• [Description of the task]
For this exercise, output only the lines between the "What TikZ code" line and the "along the\\curve that" line, both of them included, and skip all pictures.
### Material for this exercise
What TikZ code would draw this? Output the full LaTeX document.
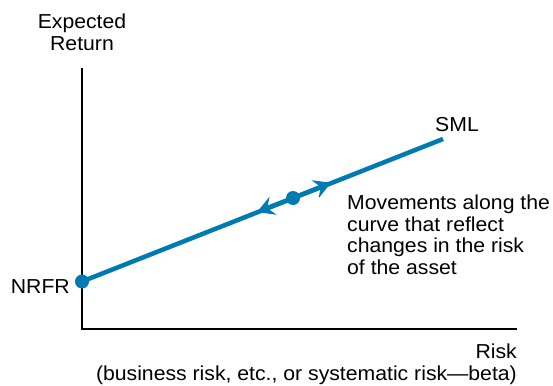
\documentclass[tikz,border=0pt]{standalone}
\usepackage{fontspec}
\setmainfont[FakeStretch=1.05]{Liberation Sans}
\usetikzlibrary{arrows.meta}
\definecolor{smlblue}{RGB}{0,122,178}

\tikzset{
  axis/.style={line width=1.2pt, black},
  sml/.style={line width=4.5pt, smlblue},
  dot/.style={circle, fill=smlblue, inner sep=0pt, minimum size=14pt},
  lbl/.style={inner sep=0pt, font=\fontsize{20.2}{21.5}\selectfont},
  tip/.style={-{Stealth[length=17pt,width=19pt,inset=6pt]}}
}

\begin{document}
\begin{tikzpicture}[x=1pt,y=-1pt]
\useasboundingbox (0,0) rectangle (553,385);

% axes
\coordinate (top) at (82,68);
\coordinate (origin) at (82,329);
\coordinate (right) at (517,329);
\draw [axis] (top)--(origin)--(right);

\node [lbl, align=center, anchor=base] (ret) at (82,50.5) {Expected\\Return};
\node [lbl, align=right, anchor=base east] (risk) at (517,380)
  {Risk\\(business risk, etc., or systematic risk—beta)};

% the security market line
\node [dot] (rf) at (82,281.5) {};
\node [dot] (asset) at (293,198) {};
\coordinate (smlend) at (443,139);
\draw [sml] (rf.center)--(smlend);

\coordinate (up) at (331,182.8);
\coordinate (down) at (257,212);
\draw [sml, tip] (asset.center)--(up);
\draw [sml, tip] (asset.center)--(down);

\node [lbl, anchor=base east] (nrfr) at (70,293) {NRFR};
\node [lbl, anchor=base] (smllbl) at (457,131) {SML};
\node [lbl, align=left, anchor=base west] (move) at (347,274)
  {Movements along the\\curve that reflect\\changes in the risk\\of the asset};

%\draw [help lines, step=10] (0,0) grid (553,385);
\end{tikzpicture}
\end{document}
######
### Material for this exercise
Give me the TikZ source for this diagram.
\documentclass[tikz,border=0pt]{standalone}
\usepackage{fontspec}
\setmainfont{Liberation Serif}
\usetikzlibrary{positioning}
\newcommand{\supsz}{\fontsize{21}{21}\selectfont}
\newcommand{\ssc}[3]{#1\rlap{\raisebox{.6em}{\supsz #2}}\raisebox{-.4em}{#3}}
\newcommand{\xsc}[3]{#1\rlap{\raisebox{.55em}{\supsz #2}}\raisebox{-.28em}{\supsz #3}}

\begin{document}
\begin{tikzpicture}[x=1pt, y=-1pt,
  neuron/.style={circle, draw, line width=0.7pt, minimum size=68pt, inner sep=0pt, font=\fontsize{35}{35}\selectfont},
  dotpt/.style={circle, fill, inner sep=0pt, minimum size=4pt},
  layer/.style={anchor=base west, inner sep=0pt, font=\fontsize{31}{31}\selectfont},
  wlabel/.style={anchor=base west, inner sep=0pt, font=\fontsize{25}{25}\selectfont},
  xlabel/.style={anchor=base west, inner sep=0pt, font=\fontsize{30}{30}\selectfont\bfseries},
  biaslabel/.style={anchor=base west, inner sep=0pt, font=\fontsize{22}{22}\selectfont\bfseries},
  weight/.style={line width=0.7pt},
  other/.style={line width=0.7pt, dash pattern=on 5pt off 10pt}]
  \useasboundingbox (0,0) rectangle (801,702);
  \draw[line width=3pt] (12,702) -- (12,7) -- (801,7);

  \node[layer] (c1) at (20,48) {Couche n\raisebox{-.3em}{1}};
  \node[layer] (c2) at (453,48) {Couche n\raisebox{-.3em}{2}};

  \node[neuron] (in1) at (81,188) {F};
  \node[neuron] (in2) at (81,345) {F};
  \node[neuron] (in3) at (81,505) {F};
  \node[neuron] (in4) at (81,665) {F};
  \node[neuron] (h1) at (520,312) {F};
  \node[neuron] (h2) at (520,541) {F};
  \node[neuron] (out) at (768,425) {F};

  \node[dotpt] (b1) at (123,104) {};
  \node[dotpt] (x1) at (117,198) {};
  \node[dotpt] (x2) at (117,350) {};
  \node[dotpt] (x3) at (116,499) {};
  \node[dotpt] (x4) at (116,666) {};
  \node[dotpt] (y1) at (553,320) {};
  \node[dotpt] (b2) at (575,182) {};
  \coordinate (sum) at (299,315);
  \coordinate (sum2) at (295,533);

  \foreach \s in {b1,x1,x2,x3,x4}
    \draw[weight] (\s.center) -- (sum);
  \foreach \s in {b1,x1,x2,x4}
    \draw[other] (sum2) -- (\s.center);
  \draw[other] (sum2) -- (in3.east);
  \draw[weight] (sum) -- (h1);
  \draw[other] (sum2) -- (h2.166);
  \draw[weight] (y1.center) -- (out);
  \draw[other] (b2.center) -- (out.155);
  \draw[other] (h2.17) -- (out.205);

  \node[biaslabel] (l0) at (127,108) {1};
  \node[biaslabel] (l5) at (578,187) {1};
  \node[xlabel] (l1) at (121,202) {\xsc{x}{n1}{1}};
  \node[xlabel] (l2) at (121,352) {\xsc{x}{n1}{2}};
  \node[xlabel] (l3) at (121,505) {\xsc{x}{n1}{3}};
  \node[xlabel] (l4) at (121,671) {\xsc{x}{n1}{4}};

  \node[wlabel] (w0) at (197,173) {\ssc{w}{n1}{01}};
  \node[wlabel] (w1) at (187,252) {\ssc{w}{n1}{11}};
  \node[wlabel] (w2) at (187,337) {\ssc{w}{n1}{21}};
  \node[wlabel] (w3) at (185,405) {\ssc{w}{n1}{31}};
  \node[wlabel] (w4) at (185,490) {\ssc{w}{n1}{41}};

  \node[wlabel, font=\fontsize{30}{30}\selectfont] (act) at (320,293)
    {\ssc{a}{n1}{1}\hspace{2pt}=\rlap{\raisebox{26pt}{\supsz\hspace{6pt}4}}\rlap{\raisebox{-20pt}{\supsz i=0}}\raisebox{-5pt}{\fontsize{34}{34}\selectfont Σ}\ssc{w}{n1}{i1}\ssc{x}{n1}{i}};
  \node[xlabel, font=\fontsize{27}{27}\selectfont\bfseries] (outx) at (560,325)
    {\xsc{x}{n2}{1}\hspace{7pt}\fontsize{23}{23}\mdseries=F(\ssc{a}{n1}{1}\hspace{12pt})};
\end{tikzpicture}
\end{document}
######
• [Correct response]
What TikZ code would draw this? Output the full LaTeX document.
\documentclass[tikz,border=0pt]{standalone}
\usepackage{fontspec}
\setmainfont[FakeStretch=1.05]{Liberation Sans}
\usetikzlibrary{arrows.meta}
\definecolor{smlblue}{RGB}{0,122,178}

\tikzset{
  axis/.style={line width=1.2pt, black},
  sml/.style={line width=4.5pt, smlblue},
  dot/.style={circle, fill=smlblue, inner sep=0pt, minimum size=14pt},
  lbl/.style={inner sep=0pt, font=\fontsize{20.2}{21.5}\selectfont},
  tip/.style={-{Stealth[length=17pt,width=19pt,inset=6pt]}}
}

\begin{document}
\begin{tikzpicture}[x=1pt,y=-1pt]
\useasboundingbox (0,0) rectangle (553,385);

% axes
\coordinate (top) at (82,68);
\coordinate (origin) at (82,329);
\coordinate (right) at (517,329);
\draw [axis] (top)--(origin)--(right);

\node [lbl, align=center, anchor=base] (ret) at (82,50.5) {Expected\\Return};
\node [lbl, align=right, anchor=base east] (risk) at (517,380)
  {Risk\\(business risk, etc., or systematic risk—beta)};

% the security market line
\node [dot] (rf) at (82,281.5) {};
\node [dot] (asset) at (293,198) {};
\coordinate (smlend) at (443,139);
\draw [sml] (rf.center)--(smlend);

\coordinate (up) at (331,182.8);
\coordinate (down) at (257,212);
\draw [sml, tip] (asset.center)--(up);
\draw [sml, tip] (asset.center)--(down);

\node [lbl, anchor=base east] (nrfr) at (70,293) {NRFR};
\node [lbl, anchor=base] (smllbl) at (457,131) {SML};
\node [lbl, align=left, anchor=base west] (move) at (347,274)
  {Movements along the\\curve that reflect\\changes in the risk\\of the asset};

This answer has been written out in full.